Local food and the global supply chain

Waking up listening to Weekend Edition Sunday is one of the best parts of the weekend. There are the features like the weekly puzzle with Will Short and there are some of the best stories on radio. This Sunday was no exception. A story talked about the possibility of finding locally grown foods and one couple's year-long experiment of eating a local diet. It started, as so many things do, as a necessity to put together a good meal from the locally available resources and turned into an exploration of the follies of the global food supply chain.

Recent stories about the pet food recall have pointed out some of the problems with getting food from the lowest bidder. Free marketeers will boldly proclaim that if we just leave the market alone it will correct the problem. Ultimately they are correct. The question is are we willing to pay the price? When the market is left to correct this situation on its own it will be a brutal correction. There won't be a simple soft landing and awareness of the need to change. Rather there will be a catastrophic failure of the supply chain and there will be thousands of people starving when the market makes the folly known.

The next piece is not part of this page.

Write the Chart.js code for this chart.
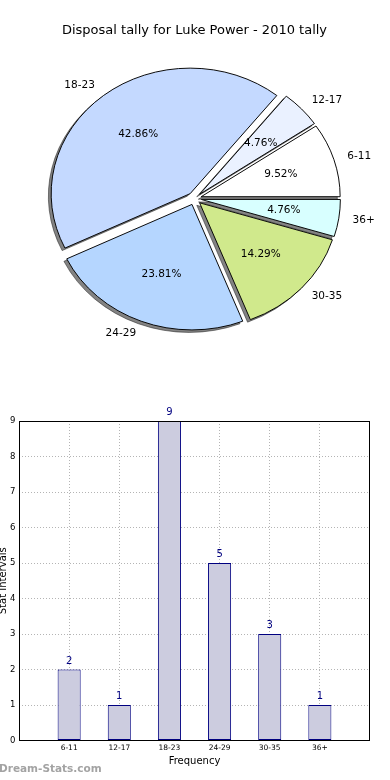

One of the ironies of the situation is that the groups who should have so much in common in this area are more often at odds than in harmony. The vegans, the ranchers, the environmentalists and the homeland security lobbies should all be united in fighting this fight. Instead each spends time putting down the other group instead of looking deeper and seeing that there is more in common than there is that divides us. Unfortunately until the last acre is paved and the last pineapple delivered from a jumbo-jet we won't get together and then it may be too late.